= To do =
In this exercise, print only the lines of the records below from the one with "Write the React, TypeScript" through the one with "0.8, 0.9, 1];", inclusive. Pictures are not part of the copy.

Plotting code records
[start]
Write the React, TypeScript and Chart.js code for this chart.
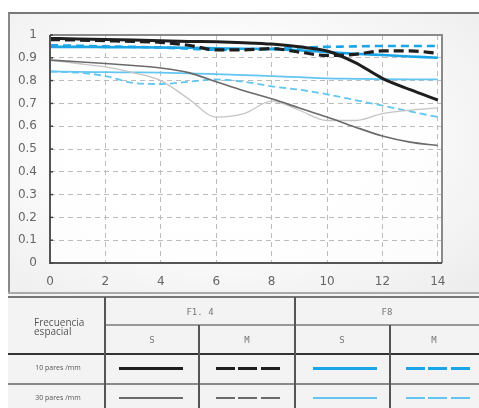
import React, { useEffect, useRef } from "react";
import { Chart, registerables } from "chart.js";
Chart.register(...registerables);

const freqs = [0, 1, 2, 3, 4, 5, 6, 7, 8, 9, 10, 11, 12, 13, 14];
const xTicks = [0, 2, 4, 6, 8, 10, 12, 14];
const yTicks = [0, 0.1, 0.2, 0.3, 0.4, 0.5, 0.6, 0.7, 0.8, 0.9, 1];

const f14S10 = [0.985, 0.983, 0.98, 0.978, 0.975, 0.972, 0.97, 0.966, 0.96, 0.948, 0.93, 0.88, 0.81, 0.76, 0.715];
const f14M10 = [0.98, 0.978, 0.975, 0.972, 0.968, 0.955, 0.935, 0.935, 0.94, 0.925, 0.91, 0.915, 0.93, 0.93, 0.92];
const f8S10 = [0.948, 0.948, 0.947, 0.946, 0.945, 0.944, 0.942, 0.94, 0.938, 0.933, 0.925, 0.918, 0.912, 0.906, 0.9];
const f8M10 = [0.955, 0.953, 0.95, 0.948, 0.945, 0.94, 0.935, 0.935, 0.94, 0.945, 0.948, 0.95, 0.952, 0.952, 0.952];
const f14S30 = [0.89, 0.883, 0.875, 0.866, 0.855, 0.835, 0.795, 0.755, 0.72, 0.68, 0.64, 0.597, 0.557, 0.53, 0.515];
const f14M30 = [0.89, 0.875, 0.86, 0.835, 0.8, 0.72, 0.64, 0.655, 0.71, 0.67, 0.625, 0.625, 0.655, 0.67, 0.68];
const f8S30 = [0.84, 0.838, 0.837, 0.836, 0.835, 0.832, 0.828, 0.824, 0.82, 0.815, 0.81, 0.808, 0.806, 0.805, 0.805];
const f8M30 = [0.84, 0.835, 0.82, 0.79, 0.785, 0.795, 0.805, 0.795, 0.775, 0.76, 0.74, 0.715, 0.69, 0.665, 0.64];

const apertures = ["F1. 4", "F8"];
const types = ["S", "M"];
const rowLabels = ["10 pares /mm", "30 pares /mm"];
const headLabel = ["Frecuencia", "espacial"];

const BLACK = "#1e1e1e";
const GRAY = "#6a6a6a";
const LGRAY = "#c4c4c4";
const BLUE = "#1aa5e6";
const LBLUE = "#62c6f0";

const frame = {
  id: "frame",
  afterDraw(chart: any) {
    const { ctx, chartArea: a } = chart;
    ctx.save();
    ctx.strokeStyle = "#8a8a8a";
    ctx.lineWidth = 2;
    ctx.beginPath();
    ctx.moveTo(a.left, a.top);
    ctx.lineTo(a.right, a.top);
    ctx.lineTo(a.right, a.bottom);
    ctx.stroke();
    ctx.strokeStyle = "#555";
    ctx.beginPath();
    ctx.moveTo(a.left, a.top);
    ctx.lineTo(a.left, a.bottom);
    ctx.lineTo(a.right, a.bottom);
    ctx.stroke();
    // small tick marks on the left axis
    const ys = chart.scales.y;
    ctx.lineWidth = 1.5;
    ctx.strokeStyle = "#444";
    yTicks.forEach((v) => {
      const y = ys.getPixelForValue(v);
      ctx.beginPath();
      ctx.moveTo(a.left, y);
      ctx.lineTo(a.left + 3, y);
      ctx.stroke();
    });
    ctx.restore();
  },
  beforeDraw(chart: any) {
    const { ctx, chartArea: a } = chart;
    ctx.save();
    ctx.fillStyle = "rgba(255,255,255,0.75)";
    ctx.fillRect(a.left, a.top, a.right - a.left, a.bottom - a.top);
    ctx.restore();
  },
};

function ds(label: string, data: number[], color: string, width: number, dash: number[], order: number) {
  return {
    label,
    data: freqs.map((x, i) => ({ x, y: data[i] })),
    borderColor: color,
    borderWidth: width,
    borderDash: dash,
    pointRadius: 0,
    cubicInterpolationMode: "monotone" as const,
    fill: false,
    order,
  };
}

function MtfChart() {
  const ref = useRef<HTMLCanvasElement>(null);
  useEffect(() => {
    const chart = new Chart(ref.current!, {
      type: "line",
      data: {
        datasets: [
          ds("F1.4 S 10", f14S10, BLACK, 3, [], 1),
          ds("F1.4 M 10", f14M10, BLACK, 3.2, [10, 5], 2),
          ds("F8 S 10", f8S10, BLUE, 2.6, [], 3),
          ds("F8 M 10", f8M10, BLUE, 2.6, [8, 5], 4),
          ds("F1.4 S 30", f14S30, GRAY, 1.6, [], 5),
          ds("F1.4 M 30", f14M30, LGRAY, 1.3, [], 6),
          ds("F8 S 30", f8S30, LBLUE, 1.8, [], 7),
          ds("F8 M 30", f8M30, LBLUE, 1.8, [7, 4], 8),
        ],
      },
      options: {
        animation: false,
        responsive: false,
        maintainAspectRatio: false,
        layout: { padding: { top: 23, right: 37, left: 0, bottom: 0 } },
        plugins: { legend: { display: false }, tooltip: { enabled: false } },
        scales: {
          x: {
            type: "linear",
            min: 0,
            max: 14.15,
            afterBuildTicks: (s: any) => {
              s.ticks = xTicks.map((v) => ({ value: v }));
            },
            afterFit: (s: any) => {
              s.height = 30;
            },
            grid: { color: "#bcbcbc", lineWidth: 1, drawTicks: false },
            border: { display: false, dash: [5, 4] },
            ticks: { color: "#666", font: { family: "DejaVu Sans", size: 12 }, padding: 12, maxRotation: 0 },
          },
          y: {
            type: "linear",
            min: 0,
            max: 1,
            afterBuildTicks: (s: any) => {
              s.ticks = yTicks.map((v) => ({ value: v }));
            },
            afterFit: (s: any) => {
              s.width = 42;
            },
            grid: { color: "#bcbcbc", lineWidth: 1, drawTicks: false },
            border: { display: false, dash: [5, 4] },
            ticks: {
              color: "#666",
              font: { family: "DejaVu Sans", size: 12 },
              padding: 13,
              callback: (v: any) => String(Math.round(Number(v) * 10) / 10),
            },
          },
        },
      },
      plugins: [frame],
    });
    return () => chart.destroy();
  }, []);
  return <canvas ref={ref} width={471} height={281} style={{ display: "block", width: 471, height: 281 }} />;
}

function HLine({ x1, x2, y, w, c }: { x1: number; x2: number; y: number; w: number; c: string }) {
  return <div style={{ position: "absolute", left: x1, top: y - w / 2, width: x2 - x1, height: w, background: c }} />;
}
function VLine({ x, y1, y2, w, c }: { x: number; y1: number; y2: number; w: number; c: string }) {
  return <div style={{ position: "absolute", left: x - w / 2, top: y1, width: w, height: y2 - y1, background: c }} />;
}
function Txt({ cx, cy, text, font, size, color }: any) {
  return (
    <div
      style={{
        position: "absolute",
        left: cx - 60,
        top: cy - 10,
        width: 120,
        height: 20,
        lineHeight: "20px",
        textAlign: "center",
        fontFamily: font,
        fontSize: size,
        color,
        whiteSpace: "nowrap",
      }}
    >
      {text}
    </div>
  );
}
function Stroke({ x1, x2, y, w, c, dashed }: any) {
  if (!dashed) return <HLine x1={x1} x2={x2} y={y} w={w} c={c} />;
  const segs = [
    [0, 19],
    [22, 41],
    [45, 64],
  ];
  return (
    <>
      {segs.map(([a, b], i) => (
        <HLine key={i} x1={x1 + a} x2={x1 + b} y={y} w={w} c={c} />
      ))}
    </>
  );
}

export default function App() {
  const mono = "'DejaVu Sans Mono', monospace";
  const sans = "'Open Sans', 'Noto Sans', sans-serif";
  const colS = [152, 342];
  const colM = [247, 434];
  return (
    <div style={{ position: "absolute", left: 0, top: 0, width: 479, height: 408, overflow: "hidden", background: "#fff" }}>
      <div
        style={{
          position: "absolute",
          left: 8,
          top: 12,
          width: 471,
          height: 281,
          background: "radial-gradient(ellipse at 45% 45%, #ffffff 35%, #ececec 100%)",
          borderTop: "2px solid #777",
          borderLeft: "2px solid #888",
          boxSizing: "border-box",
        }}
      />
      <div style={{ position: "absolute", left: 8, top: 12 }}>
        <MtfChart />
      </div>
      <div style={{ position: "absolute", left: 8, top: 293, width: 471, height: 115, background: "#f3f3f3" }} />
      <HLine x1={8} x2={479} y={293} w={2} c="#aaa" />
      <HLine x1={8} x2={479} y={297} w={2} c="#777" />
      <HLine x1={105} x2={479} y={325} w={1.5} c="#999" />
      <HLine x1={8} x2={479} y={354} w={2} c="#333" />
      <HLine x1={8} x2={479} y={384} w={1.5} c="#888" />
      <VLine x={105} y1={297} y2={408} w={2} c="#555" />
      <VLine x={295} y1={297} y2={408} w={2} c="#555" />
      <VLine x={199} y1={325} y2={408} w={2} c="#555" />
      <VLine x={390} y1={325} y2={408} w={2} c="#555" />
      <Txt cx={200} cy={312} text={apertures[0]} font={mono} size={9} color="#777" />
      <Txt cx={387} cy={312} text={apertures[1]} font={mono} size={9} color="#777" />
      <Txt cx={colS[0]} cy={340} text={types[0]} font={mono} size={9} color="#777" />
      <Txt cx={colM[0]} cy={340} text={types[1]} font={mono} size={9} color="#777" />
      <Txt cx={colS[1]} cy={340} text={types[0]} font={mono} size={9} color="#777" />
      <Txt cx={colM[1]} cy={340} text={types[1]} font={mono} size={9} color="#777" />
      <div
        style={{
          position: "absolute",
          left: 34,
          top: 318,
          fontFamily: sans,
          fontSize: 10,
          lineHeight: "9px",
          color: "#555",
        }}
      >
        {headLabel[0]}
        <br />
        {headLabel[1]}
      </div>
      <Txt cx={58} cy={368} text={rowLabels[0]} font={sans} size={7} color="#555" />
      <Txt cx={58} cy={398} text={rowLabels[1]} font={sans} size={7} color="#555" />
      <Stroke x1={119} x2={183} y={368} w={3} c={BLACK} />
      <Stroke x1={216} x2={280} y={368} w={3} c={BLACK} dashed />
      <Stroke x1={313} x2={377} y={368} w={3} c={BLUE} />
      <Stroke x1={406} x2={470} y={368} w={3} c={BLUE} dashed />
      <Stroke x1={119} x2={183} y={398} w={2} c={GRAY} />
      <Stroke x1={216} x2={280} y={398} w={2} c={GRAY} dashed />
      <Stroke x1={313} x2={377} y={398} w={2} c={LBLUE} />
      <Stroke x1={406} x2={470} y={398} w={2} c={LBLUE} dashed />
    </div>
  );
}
[end]
[start]
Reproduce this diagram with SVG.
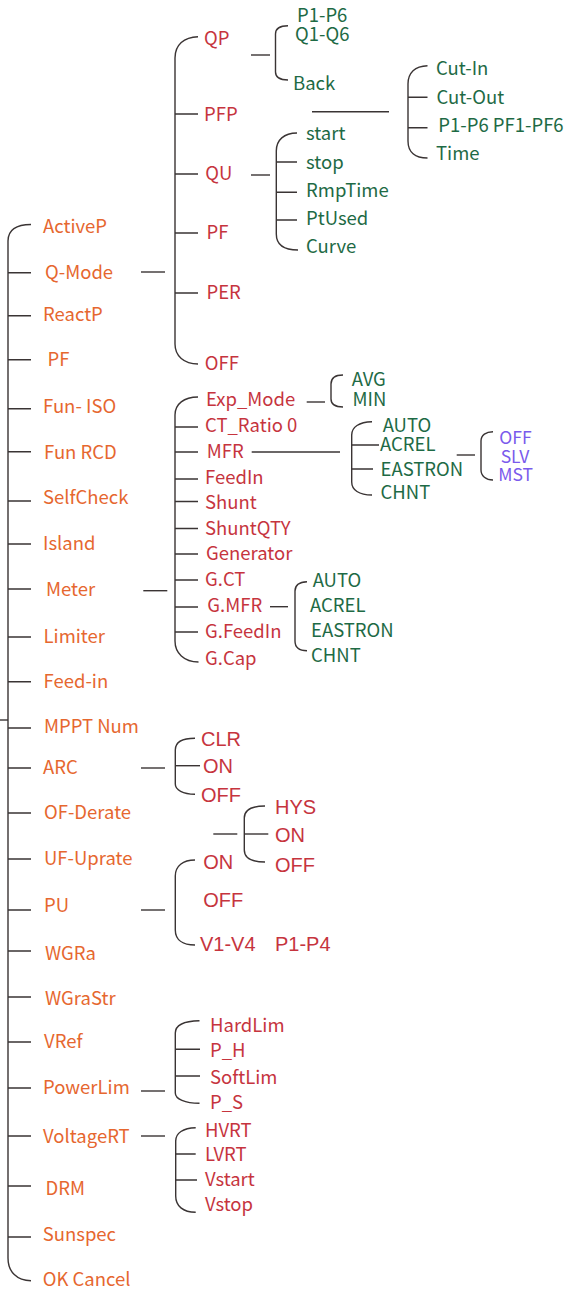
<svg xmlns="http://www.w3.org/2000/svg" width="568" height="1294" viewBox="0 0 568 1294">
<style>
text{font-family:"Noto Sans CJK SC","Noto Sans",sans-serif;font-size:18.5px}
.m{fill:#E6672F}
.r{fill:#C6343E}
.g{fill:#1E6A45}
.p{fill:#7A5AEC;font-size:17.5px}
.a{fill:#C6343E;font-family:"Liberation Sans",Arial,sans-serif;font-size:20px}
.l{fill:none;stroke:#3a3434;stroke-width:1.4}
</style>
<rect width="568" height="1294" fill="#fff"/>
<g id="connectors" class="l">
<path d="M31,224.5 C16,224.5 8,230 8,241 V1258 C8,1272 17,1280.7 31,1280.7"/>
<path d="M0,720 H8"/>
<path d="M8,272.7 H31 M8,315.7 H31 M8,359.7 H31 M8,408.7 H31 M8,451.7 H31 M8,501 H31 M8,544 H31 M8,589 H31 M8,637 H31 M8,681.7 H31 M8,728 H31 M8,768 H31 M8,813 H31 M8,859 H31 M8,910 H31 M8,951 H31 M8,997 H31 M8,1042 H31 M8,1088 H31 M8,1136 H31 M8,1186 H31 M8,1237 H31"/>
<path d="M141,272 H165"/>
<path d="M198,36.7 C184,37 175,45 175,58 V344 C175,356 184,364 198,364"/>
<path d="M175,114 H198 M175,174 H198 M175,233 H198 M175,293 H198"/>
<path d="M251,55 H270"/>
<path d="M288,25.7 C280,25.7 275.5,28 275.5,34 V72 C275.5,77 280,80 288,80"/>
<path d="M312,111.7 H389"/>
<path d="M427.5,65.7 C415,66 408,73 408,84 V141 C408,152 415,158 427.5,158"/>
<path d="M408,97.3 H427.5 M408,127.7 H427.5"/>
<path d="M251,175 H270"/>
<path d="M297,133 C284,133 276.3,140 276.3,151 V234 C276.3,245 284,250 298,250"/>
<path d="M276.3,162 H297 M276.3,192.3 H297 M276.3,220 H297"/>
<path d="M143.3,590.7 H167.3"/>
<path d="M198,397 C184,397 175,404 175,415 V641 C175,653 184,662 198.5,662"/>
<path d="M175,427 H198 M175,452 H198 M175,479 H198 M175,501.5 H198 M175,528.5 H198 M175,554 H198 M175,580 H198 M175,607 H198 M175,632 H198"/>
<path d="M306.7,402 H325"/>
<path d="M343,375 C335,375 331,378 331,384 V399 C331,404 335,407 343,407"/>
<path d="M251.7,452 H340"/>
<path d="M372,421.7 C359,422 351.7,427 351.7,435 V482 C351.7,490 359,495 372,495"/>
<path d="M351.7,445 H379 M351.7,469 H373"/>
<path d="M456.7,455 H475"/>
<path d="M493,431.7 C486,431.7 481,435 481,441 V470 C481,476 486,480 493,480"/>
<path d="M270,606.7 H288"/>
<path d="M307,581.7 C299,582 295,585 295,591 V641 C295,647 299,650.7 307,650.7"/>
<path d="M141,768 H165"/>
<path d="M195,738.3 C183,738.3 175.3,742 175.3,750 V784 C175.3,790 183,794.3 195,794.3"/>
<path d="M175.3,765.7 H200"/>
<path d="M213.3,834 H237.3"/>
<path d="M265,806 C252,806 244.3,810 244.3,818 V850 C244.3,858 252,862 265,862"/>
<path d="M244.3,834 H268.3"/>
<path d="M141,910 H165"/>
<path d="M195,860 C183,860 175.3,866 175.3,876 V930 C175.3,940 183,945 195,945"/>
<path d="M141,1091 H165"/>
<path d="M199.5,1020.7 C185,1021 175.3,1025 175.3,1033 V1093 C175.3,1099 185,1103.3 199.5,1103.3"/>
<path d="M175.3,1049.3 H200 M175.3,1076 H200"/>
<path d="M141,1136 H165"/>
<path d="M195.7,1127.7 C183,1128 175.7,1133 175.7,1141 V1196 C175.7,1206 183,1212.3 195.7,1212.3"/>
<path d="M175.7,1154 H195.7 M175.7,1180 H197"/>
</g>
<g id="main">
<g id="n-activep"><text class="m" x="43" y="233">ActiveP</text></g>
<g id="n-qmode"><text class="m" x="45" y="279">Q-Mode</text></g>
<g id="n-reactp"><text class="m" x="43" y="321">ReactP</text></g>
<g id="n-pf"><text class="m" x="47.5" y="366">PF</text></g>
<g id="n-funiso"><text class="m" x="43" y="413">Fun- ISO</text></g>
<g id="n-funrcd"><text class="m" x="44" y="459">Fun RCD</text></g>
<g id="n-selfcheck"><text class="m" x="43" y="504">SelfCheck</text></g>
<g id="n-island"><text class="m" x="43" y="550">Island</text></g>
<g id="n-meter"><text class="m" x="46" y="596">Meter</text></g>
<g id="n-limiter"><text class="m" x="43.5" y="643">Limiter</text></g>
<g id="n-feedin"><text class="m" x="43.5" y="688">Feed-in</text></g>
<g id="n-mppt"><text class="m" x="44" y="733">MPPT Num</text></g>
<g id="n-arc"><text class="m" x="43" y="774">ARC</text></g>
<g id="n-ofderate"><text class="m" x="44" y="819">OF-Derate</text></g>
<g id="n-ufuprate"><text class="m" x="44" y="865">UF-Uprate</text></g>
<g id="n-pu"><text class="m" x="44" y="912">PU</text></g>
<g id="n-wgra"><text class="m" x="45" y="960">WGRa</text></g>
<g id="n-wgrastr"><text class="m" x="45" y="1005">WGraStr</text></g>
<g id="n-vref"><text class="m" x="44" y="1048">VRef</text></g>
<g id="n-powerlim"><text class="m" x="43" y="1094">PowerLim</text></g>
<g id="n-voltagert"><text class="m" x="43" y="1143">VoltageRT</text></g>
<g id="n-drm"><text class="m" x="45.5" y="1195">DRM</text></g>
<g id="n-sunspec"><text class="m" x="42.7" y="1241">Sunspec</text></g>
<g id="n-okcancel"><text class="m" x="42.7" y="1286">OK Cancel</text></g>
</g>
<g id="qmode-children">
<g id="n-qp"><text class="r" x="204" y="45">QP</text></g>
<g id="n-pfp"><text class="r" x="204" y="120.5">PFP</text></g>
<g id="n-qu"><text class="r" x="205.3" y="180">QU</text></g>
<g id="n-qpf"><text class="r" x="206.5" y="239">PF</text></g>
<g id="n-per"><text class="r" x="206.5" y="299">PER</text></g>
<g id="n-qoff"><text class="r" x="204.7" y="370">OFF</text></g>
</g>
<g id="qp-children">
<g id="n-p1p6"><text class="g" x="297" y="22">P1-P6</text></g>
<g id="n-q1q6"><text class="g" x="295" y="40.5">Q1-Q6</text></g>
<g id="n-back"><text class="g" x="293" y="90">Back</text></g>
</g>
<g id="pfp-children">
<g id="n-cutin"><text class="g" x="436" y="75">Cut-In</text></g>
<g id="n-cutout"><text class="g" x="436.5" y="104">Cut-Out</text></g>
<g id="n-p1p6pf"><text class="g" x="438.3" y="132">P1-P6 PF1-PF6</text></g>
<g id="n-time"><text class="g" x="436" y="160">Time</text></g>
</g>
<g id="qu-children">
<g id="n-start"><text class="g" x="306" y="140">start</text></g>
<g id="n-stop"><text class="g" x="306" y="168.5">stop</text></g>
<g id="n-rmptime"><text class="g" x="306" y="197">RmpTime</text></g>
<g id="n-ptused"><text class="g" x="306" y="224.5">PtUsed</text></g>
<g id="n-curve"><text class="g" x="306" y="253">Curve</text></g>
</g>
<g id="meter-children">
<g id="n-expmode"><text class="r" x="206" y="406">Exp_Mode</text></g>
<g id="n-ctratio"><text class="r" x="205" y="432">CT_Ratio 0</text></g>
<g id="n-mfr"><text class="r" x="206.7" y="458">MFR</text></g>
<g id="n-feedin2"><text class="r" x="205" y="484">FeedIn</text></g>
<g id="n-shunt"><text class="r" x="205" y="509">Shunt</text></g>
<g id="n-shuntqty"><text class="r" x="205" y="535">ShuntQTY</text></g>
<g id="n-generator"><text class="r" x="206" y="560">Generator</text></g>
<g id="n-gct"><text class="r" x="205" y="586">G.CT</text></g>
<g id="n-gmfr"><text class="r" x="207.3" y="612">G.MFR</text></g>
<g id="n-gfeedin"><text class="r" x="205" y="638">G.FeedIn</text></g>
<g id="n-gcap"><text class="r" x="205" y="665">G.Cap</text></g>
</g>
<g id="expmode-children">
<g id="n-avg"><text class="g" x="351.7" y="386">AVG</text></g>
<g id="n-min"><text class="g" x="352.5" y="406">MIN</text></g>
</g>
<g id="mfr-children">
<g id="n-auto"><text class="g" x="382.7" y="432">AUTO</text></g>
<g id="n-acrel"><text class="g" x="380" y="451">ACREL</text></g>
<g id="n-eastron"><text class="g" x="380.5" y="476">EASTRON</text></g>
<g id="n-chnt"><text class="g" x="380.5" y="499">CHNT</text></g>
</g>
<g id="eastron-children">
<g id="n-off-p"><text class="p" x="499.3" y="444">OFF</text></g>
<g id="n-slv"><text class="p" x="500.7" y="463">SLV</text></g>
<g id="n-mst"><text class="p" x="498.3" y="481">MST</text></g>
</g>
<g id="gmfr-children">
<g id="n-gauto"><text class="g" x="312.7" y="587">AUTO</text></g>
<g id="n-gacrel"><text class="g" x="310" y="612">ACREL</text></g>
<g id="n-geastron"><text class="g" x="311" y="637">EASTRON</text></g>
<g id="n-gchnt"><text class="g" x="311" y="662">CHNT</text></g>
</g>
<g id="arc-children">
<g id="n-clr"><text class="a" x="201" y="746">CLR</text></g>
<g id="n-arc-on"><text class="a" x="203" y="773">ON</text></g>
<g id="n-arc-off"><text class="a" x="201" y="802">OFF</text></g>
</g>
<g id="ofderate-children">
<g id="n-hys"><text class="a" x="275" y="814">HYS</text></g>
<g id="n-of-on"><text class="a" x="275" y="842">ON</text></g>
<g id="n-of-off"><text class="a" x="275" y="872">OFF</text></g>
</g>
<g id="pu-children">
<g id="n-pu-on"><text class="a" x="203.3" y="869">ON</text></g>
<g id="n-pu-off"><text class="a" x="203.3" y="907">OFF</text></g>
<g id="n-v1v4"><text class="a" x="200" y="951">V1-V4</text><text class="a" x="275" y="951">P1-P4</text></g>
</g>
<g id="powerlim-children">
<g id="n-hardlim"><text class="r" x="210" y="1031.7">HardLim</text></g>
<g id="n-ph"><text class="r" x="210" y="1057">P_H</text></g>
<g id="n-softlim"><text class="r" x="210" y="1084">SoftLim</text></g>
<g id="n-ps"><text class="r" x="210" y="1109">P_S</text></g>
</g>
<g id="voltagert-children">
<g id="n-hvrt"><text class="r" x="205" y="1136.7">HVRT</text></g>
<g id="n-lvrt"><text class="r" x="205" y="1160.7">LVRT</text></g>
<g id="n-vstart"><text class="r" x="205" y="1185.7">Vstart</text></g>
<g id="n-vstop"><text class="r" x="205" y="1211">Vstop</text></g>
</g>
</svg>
[end]
= Correct answer =
Write the React, TypeScript and Chart.js code for this chart.
import React, { useEffect, useRef } from "react";
import { Chart, registerables } from "chart.js";
Chart.register(...registerables);

const freqs = [0, 1, 2, 3, 4, 5, 6, 7, 8, 9, 10, 11, 12, 13, 14];
const xTicks = [0, 2, 4, 6, 8, 10, 12, 14];
const yTicks = [0, 0.1, 0.2, 0.3, 0.4, 0.5, 0.6, 0.7, 0.8, 0.9, 1];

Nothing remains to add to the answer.